Solve the Lagrangian:

\[\min_n \int_\Theta {\overline U}(\theta) n(\theta) d \pi_o(\theta) + \xi_1 \int_\Theta \log n(\theta) n(\theta) d\pi_o(\theta) + \lambda \int_\Theta[n(\theta) -1] d \pi_o(\theta)\]

This problem separates in terms of the choice of \(n(\theta)\), and can be solved \(\theta\) by \(\theta\). The first-order conditions are:

\[{\overline U}(\theta) + \xi_1 + \xi_1 \log n(\theta) + \lambda = 0.\]

Solving for \(\log n(\theta)\):

\[\log n(\theta) = - \frac 1 {\xi_1} {\overline U}(\theta) - 1 - \frac {\lambda}{\xi_1}\]

Thus

\[n(\theta) \hspace{.2cm} \propto \hspace{.2cm} \exp\left[ - \frac 1 {\xi_1} {\overline U}(\theta) \right].\]

Imposing the integral constraint on \(n\) gives the solution:

\[n^*(\theta) = \frac {\exp\left[ - \frac 1 {\xi_1} {\overline U}(\theta) \right]}{\int_\Theta \exp\left[ - \frac 1 {\xi_1} {\overline U}(\theta) \right] d \pi_o(\theta)} \]

;provided that the denominator is finite. This solution is induces what is known as exponential tilting. The baseline probabilities are tilted towards lower values of \({\overline U}(\theta)\). Plugging back into the minimization problem gives:

\[- \xi_1 \log \int_\Theta \exp\left[ - \frac 1 {\xi_1} {\overline U}(\theta) \right] d \pi_o(\theta). \]

This minimized objective is known to depict be a special case of “smooth ambiguity” preferences initially proposed by [Klibanoff et al., 2005].

5.6.6. Using ambiguity aversion to represent preferences with model misspecification concerns#

Replace \(l(w \mid \theta) d \tau_o(w) \) with \(m(w \mid \theta) \ell(w \mid \theta) d \tau_o(w) \) for \(m\) satisfying: \(\int_W m(w \mid \theta) \ell(w \mid \theta) d\tau_o(w) = 1\), and denote the set of all such \(m's\) as \(\mathcal M\).
Rank alternative \(\gamma\)’s conditioned on \(\theta\) by solving:

\[\min_{m \in {\mathcal M}} \int_W \left( u[\gamma(w)]m(w \mid \theta) + \xi_2 \phi_2[m(w \mid \theta) ]\right) \ell(w \mid \theta) d\tau_o(w) \]
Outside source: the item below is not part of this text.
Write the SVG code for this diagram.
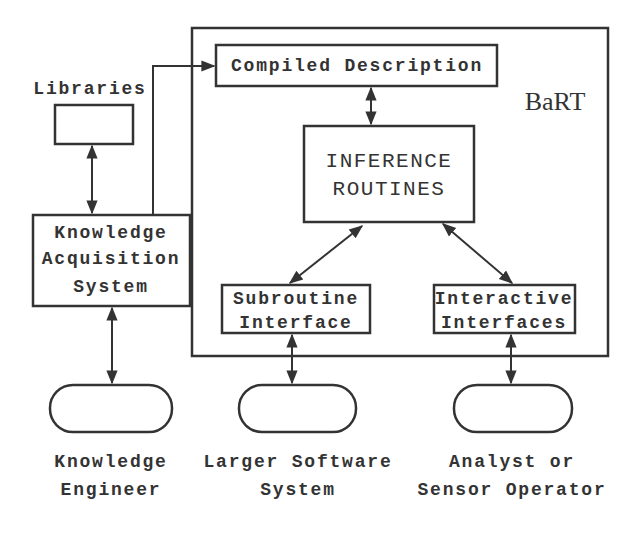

for \(\xi_2 > 0\) and \(\phi_2\) is a convex function satisfying \(\phi_2(1) = 1\) where \(\xi_2\) is a penalty parameter that reflects aversion to misspecification.

Observations:

We do not impose a prior distribution over `\({\mathcal M}\) (conditioned on \(\theta\)).
This approach has links to parts of robust control theory.

Combining concerns for likelihood and prior misspecification pushes the decision problem outside the AA framework.

5.7. Opening the door to likelihood and prior robustness#

Use the AA framework to address model misspecification by entertaining unstructured alternatives. Add a set \(Q\) of structured probability models to the AA framework along with a two-preference framework proposed by [Gilboa et al., 2010].

“mental preferences” are a partial ordering induced by unanimity over all structured models (familiar from treatments of admissibility in statistical decision theory).
Allow the mental preferences incorporate model misspecification concerns.
Introduce “behavioral preferences” are complete, used in actual decision making and entertain ambiguity over structured probability models.

Axiomatic inputs provide links between these two preferences.

5.7.1. Robust Bayes with model misspecification, I#

Represent preferences over \(\gamma\) using:

\[\begin{split}\begin{aligned} \min_{n \in {\mathcal N}^o } \min_{m \in {\mathcal M}} & \int_\Theta \left( \int_W u[\gamma(w)] m(w \mid \theta) \ell(w\mid \theta ) d \tau_o(w) \right) n(\theta) d\pi_o (\theta) \\ & + \xi_2\int_\Theta \left( \int_W \phi_2[m(w \mid \theta)] \ell(w \mid \theta) d\tau_o(w) \right) d \pi(\theta) \end{aligned}\end{split}\]

5.7.2. Robust Bayes with model misspecification, II#

Represent preferences over \(\gamma\) with:

\[\begin{split}\begin{aligned} \min_{n \in {\mathcal N} } \min_{m \in {\mathcal M}} & \int_\Theta \left( \int_W u[\gamma(w)] m(w \mid \theta) \ell(w\mid \theta ) d \tau_o(w) \right) n(\theta) d\pi_o (\theta) \\ & + \xi_2\int_\Theta \left( \int_W \phi_2[m(w \mid \theta)] \ell(w \mid \theta) d\tau_o(w) \right) n(\theta) d \pi_o(\theta) \\ & + \xi_1 \int_\Theta \phi_1[n(\theta)] d\pi_o(\theta) \end{aligned}\end{split}\]

Note: This approach uses a joint divergence over \((m,n)\).